I did some white oak turnings and intended to use ammonia to create a smoked oak effect. Well, sadly, some of the white oak these days is actually bleached red oak which removes most of the tannins...ammonia fuming doesn't work well without the tannins. I remember something about soaking rusty metal in vinegar so i looked it up. (The technical term is iron acetate.) Basically, take some rusty metal parts, add enough vinegar to cover the parts and let the concoction soak for a few days. After that, pour off the liquid thru a coffee filter into a clean container. To use, brush on to the wood & let dry. The moisture raises the grain a little so a light sanding may be in order before applying finish.

I gave it a go on the same 'white' oak I tried to smoke....wow, it turned ebony / black. I also tried a bit on maple...black again but not nearly as dark as the oak. Think I'll try a second coat to see how much darker it gets. I'm also curious to see how both woods looks after finish is applied. 

Thought I'd share...stain is expensive. Vinegar is cheap and I have enough rusty parts around to make enough iron acetate to last a life time...


----------



## dsmythe (Apr 21, 2013)

I saw a show on Craftsman's Legacy, they used steel wool and vinegar, It turned out as you say, WOW. Thank you for sharing. Did you brush or spray the finish on?
Dsmythe


----------



## Ryss (Nov 29, 2011)

I saw that same episode dsmythe. Thanks for sharing cowboy joe. I have been trying to figure out a color for a bathroom cabinet. This might just be the ticket!


----------



## farmrbrown (Jun 25, 2012)

I just saw the episode on season 4 of Craftsman's Legacy.
Here's a link, but I was having a playback error, probably because I don't do "updates" on my software, lol.

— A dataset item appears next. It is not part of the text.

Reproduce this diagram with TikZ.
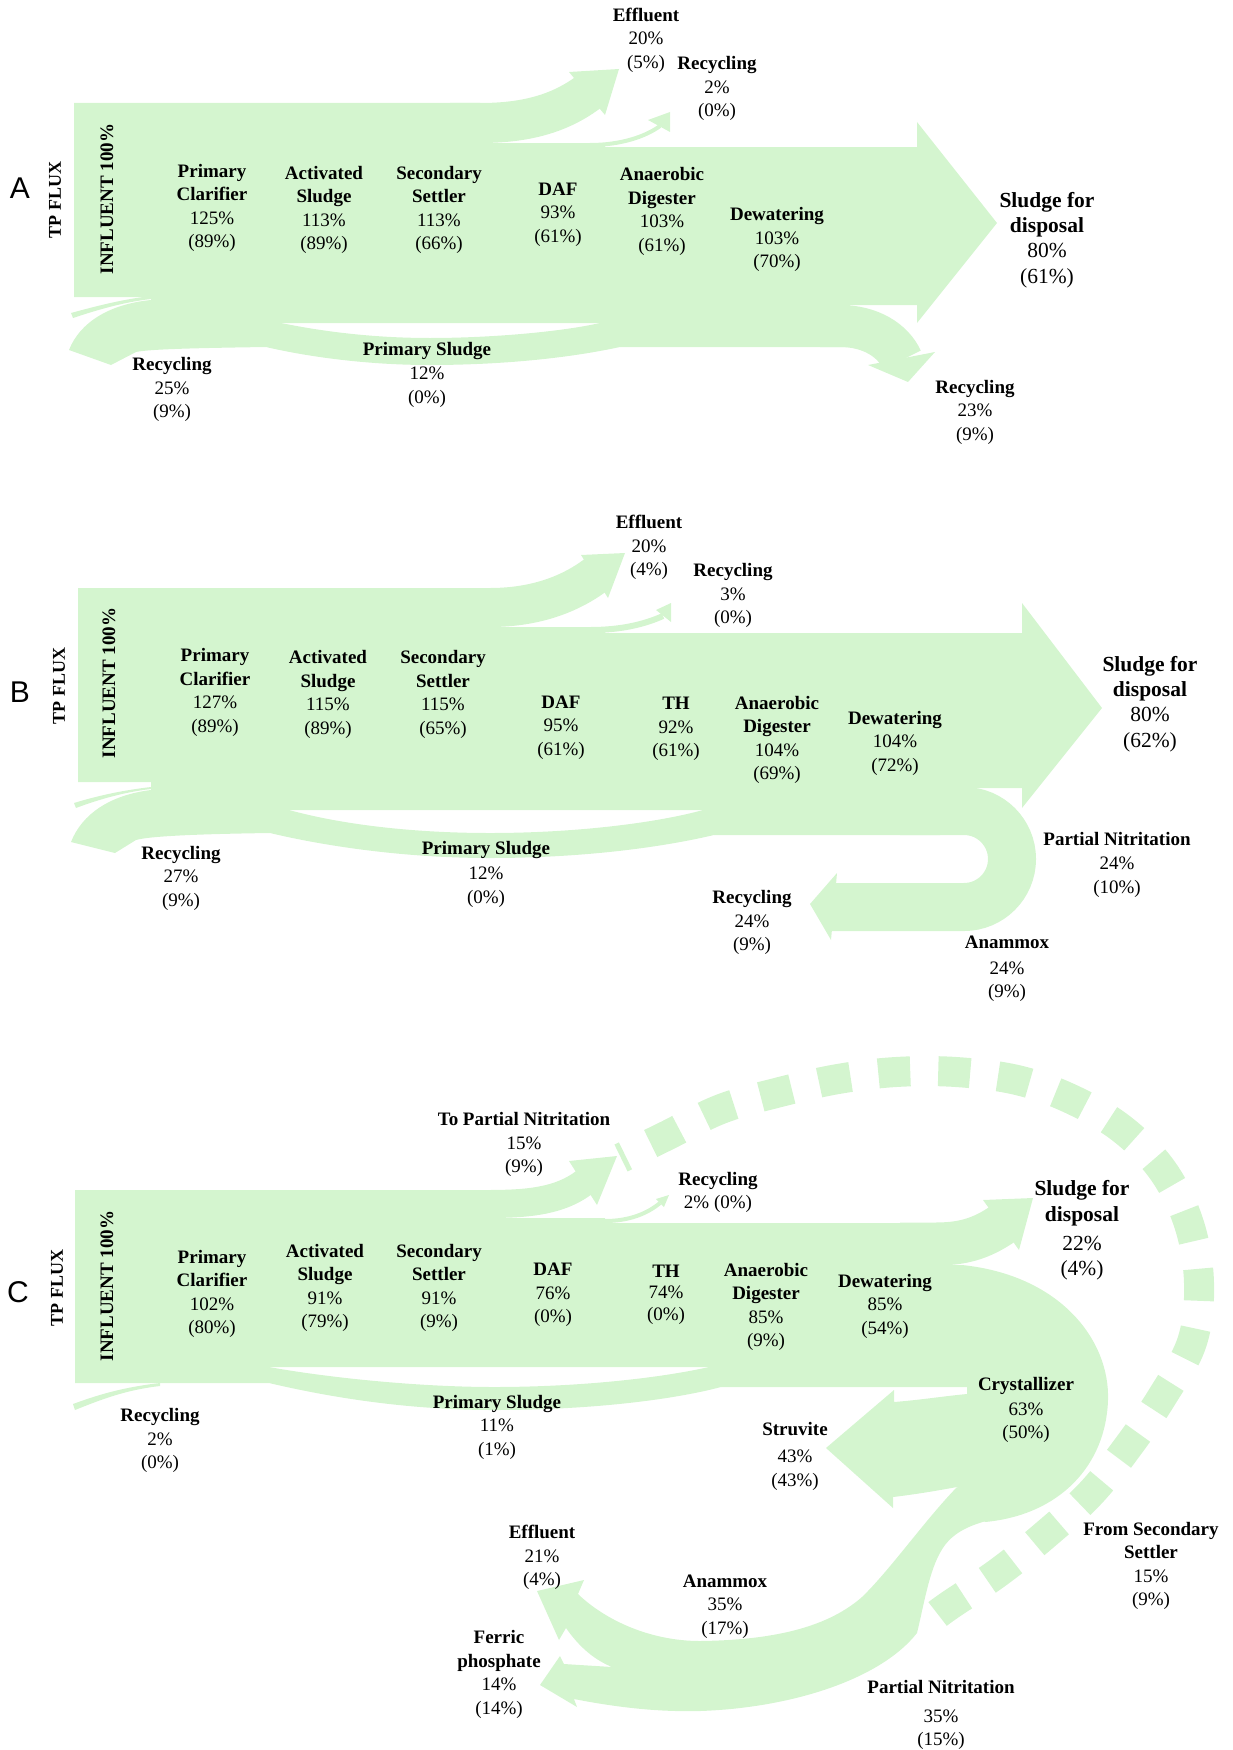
\documentclass[tikz,border=0pt]{standalone}
\usepackage{fontspec}
\setmainfont{Liberation Serif}
\newfontfamily\lettersans{Liberation Sans}
\definecolor{band}{RGB}{212,245,207}
\begin{document}
\begin{tikzpicture}[x=1pt,y=-1pt,
  lbl/.style={align=center, inner sep=0pt, font=\fontsize{19}{23.5}\selectfont},
  big/.style={align=center, inner sep=0pt, font=\fontsize{21.5}{25.3}\selectfont},
  vlbl/.style={rotate=90, inner sep=0pt, font=\bfseries\fontsize{19}{23}\selectfont},
  vlbls/.style={rotate=90, inner sep=0pt, font=\bfseries\fontsize{18}{22}\selectfont},
  letter/.style={inner sep=0pt, font=\lettersans\fontsize{30}{36}\selectfont}]
\useasboundingbox (0,0) rectangle (1232,1750);

%%%%%%%%%%%%%%%% PANEL A %%%%%%%%%%%%%%%%
\fill[band] (74,103) -- (480,103) -- (480,143) -- (605,143) -- (605,147) -- (917,147) -- (917,122) -- (997,223) -- (917,323) -- (917,305) -- (850,305) -- (850,347) -- (620,347) -- (620,323) -- (151,323) -- (151,297) -- (74,297) -- cycle;
\fill[band] (69,350) .. controls (80,322) and (110,304) .. (151,300) -- (281,323) .. controls (330,333) and (380,338) .. (430,338) .. controls (490,338) and (560,332) .. (600,323) -- (620,323) -- (620,347) .. controls (560,360) and (490,365) .. (430,365) .. controls (360,365) and (300,355) .. (266,347) .. controls (200,348) and (150,349) .. (136,352) -- (111,365) -- cycle;
\fill[band] (71,313) .. controls (100,305) and (125,299) .. (151,296) -- (151,299) .. controls (125,302) and (100,309) .. (73,318) -- cycle;
% effluent
\draw[band, line width=40pt] (450,123) -- (480,123) .. controls (525,123) and (560,114) .. (590,91);
\fill[band] (569,72) -- (619,69) -- (605,115) -- cycle;
% recycling 2%
\draw[band, line width=4pt] (590,145) .. controls (620,145) and (645,137) .. (660,126);
\fill[band] (648,120) -- (670,112) -- (670,132) -- cycle;
% recycling 23%
\draw[band, line width=42pt] (820,326) -- (840,326) .. controls (870,326) and (893,340) .. (902,360);
\fill[band] (935,352) -- (908,382) -- (868,365) -- cycle;

\node[letter] (lA) at (20,188) {A};
\node[vlbls] (tpA) at (55,200) {TP FLUX};
\node[vlbl] (inA) at (107,199) {INFLUENT 100\%};
\node[lbl] (aEff) at (646,40) {\textbf{Effluent}\\20\%\\(5\%)};
\node[lbl] (aRec1) at (717,88.5) {\textbf{Recycling}\\2\%\\(0\%)};
\node[lbl] (aPC) at (212,208) {\textbf{Primary}\\\textbf{Clarifier}\\125\%\\(89\%)};
\node[lbl] (aAS) at (324,210) {\textbf{Activated}\\\textbf{Sludge}\\113\%\\(89\%)};
\node[lbl] (aSS) at (439,210) {\textbf{Secondary}\\\textbf{Settler}\\113\%\\(66\%)};
\node[lbl] (aDAF) at (558,214.5) {\textbf{DAF}\\93\%\\(61\%)};
\node[lbl] (aAD) at (662,211.5) {\textbf{Anaerobic}\\\textbf{Digester}\\103\%\\(61\%)};
\node[lbl] (aDW) at (777,239.5) {\textbf{Dewatering}\\103\%\\(70\%)};
\node[big] (aSD) at (1047,240) {\textbf{Sludge for}\\\textbf{disposal}\\80\%\\(61\%)};
\node[lbl] (aRec2) at (975,412) {\textbf{Recycling}\\23\%\\(9\%)};
\node[lbl] (aRec3) at (172,389.5) {\textbf{Recycling}\\25\%\\(9\%)};
\node[lbl] (aPS) at (427,374.5) {\textbf{Primary Sludge}\\[1pt]12\%\\(0\%)};

%%%%%%%%%%%%%%%% PANEL B %%%%%%%%%%%%%%%%
\fill[band] (78,588) -- (470,588) -- (470,627) -- (605,627) -- (605,633) -- (1022,633) -- (1022,603) -- (1102,708) -- (1022,808) -- (1022,788) -- (940,788) -- (940,835) -- (714,835) -- (714,810) -- (151,810) -- (151,782) -- (78,782) -- cycle;
\fill[band] (71,842) .. controls (82,814) and (110,795) .. (151,790) -- (289,810) .. controls (340,824) and (410,833) .. (490,833) .. controls (580,833) and (660,822) .. (703,810) -- (714,810) -- (714,835) .. controls (650,850) and (570,858) .. (490,858) .. controls (400,858) and (320,845) .. (270,833) .. controls (200,834) and (150,836) .. (136,840) -- (115,853) -- cycle;
\fill[band] (74,803) .. controls (100,795) and (125,790) .. (151,787) -- (151,789) .. controls (125,792) and (100,799) .. (76,808) -- cycle;
% effluent
\draw[band, line width=39pt] (460,607.5) -- (490,607.5) .. controls (530,607.5) and (567,597) .. (597,574);
\fill[band] (581,555) -- (625,553) -- (608,598) -- cycle;
% recycling 3%
\draw[band, line width=6pt] (590,630) .. controls (622,630) and (645,624) .. (663,616);
\fill[band] (656,610) -- (671,603) -- (671,622) -- cycle;
% partial nitritation / anammox loop
\draw[band, line width=48pt] (900,811) -- (964,811) .. controls (990.5,811) and (1012,832.5) .. (1012,859) .. controls (1012,885.5) and (990.5,907) .. (964,907) -- (832,907);
\fill[band] (837,873) -- (810,904) -- (831,940) -- cycle;

\node[letter] (lB) at (20,692) {B};
\node[vlbls] (tpB) at (59,686) {TP FLUX};
\node[vlbl] (inB) at (109,683) {INFLUENT 100\%};
\node[lbl] (bEff) at (649,547.5) {\textbf{Effluent}\\20\%\\(4\%)};
\node[lbl] (bRec1) at (733,595.5) {\textbf{Recycling}\\3\%\\(0\%)};
\node[lbl] (bPC) at (215,692.5) {\textbf{Primary}\\\textbf{Clarifier}\\127\%\\(89\%)};
\node[lbl] (bAS) at (328,694.5) {\textbf{Activated}\\\textbf{Sludge}\\115\%\\(89\%)};
\node[lbl] (bSS) at (443,694.5) {\textbf{Secondary}\\\textbf{Settler}\\115\%\\(65\%)};
\node[lbl] (bDAF) at (561,727.5) {\textbf{DAF}\\95\%\\(61\%)};
\node[lbl] (bTH) at (676,729) {\textbf{TH}\\92\%\\(61\%)};
\node[lbl] (bAD) at (777,740) {\textbf{Anaerobic}\\\textbf{Digester}\\104\%\\(69\%)};
\node[lbl] (bDW) at (895,743) {\textbf{Dewatering}\\104\%\\(72\%)};
\node[big] (bSD) at (1150,704) {\textbf{Sludge for}\\\textbf{disposal}\\80\%\\(62\%)};
\node[lbl] (bPN) at (1117,864.5) {\textbf{Partial Nitritation}\\[1pt]24\%\\(10\%)};
\node[lbl] (bRec2) at (752,922.5) {\textbf{Recycling}\\24\%\\(9\%)};
\node[lbl] (bAn) at (1007,969) {\textbf{Anammox}\\[2pt]24\%\\(9\%)};
\node[lbl] (bRec3) at (181,878) {\textbf{Recycling}\\27\%\\(9\%)};
\node[lbl] (bPS) at (486,874) {\textbf{Primary Sludge}\\[2pt]12\%\\(0\%)};

%%%%%%%%%%%%%%%% PANEL C %%%%%%%%%%%%%%%%
% dashed return flow
\draw[band, line width=30pt, dash pattern=on 32pt off 28pt, dash phase=27pt] plot[smooth, tension=0.6] coordinates {(621,1158) (666,1136) (721,1109) (780,1092) (838,1079) (896,1072) (956,1072) (1017,1080) (1071,1099) (1122,1129) (1163,1171) (1189,1224) (1199,1283) (1192,1342) (1162,1397) (1127,1448) (1090,1494) (1045,1535) (999,1572) (950,1605) (935,1616)};
% main band with crystallizer loop and struvite arrow
\fill[band] (75,1190) -- (470,1190) -- (470,1218) -- (605,1218) -- (605,1223) -- (940,1223) -- (940,1265) -- (962,1265) .. controls (1060,1275) and (1110,1340) .. (1108,1400) .. controls (1106,1465) and (1060,1515) .. (985,1522) -- (957,1487) .. controls (930,1492) and (910,1495) .. (893,1497) -- (893,1508) -- (826,1448) -- (894,1390) -- (894,1402) .. controls (920,1400) and (945,1396) .. (967,1394) -- (967,1387) -- (721,1387) -- (721,1367) -- (269,1367) -- (269,1383) -- (75,1383) -- cycle;
% primary sludge
\fill[band] (269,1367) .. controls (330,1378) and (420,1387) .. (494,1387) .. controls (580,1387) and (660,1378) .. (709,1367) -- (721,1367) -- (721,1387) .. controls (680,1398) and (600,1410) .. (494,1410) .. controls (400,1410) and (320,1395) .. (269,1383) -- cycle;
% recycling 2% sliver
\fill[band] (73,1404) .. controls (100,1394) and (125,1387) .. (160,1383) -- (160,1386) .. controls (125,1390) and (100,1400) .. (75,1410) -- cycle;
% to partial nitritation
\draw[band, line width=28pt] (450,1204) -- (486,1204) .. controls (525,1204) and (560,1202) .. (586,1181);
\fill[band] (569,1161) -- (617,1156) -- (597,1205) -- cycle;
% recycling 2%
\draw[band, line width=4pt] (605,1221) .. controls (630,1221) and (648,1213) .. (660,1203);
\fill[band] (656,1199) -- (669,1195) -- (664,1207) -- cycle;
% sludge for disposal
\draw[band, line width=43pt] (900,1244) -- (935,1244) .. controls (960,1244) and (980,1240) .. (1004,1223);
\fill[band] (983,1200) -- (1033,1198) -- (1019,1250) -- cycle;
% anammox / partial nitritation band with effluent and ferric phosphate heads
\fill[band] (957,1487) .. controls (925,1520) and (890,1570) .. (862,1597) .. controls (830,1625) and (780,1640) .. (700,1641) .. controls (650,1641) and (605,1620) .. (578,1594) -- (584,1580) -- (537,1591) -- (559,1640) -- (566,1628) .. controls (580,1648) and (595,1660) .. (612,1667) -- (564,1664) -- (560,1656) -- (540,1685) -- (577,1707) -- (574,1699) .. controls (620,1708) and (660,1712) .. (700,1711) .. controls (790,1708) and (880,1680) .. (917,1633) .. controls (925,1600) and (930,1565) .. (945,1545) .. controls (955,1532) and (970,1525) .. (990,1520) -- cycle;

\node[letter] (lC) at (18,1292) {C};
\node[vlbls] (tpC) at (57,1288) {TP FLUX};
\node[vlbl] (inC) at (107,1286) {INFLUENT 100\%};
\node[lbl] (cTPN) at (524,1144.5) {\textbf{To Partial Nitritation}\\15\%\\(9\%)};
\node[lbl] (cRec1) at (718,1192.5) {\textbf{Recycling}\\2\% (0\%)};
\node[lbl] (cPC) at (212,1294) {\textbf{Primary}\\\textbf{Clarifier}\\102\%\\(80\%)};
\node[lbl] (cAS) at (325,1288) {\textbf{Activated}\\\textbf{Sludge}\\91\%\\(79\%)};
\node[lbl] (cSS) at (439,1288) {\textbf{Secondary}\\\textbf{Settler}\\91\%\\(9\%)};
\node[lbl] (cDAF) at (553,1295) {\textbf{DAF}\\76\%\\(0\%)};
\node[lbl] (cTH) at (666,1294.5) {\textbf{TH}\\[-2pt]74\%\\[-2pt](0\%)};
\node[lbl] (cAD) at (766,1307) {\textbf{Anaerobic}\\\textbf{Digester}\\85\%\\(9\%)};
\node[lbl] (cDW) at (885,1306) {\textbf{Dewatering}\\85\%\\(54\%)};
\node[big] (cSD) at (1082,1230.5) {\textbf{Sludge for}\\\textbf{disposal}\\[4pt]22\%\\(4\%)};
\node[lbl] (cCr) at (1026,1410) {\textbf{Crystallizer}\\[1pt]63\%\\(50\%)};
\node[lbl] (cSt) at (795,1456) {\textbf{Struvite}\\[4pt]43\%\\(43\%)};
\node[lbl] (cRec2) at (160,1440.5) {\textbf{Recycling}\\2\%\\(0\%)};
\node[lbl] (cPS) at (497,1427) {\textbf{Primary Sludge}\\11\%\\(1\%)};
\node[lbl] (cEff) at (542,1557.5) {\textbf{Effluent}\\21\%\\(4\%)};
\node[lbl] (cAn) at (725,1606.5) {\textbf{Anammox}\\35\%\\(17\%)};
\node[lbl] (cFP) at (499,1674.5) {\textbf{Ferric}\\\textbf{phosphate}\\14\%\\(14\%)};
\node[lbl] (cPN) at (941,1715) {\textbf{Partial Nitritation}\\[5pt]35\%\\(15\%)};
\node[lbl] (cFSS) at (1151,1566) {\textbf{From Secondary}\\\textbf{Settler}\\15\%\\(9\%)};
\end{tikzpicture}
\end{document}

http://www.craftsmanslegacy.com/craftsmen/SEASON-4/Mark-Whitley

The simple ingredients are to drop a steel wool pad in a jar of vinegar and let it sit with the cap loose for a few days until it dissolves. Then brush tannin water on the wood right before applying the ebony solution.
He said to not to apply to a burnished finish, so it may need to be sanded lightly after 1st coat and reapply 2nd.
But the finish on his table legs looked like black wrought iron.
Very, very cool........


----------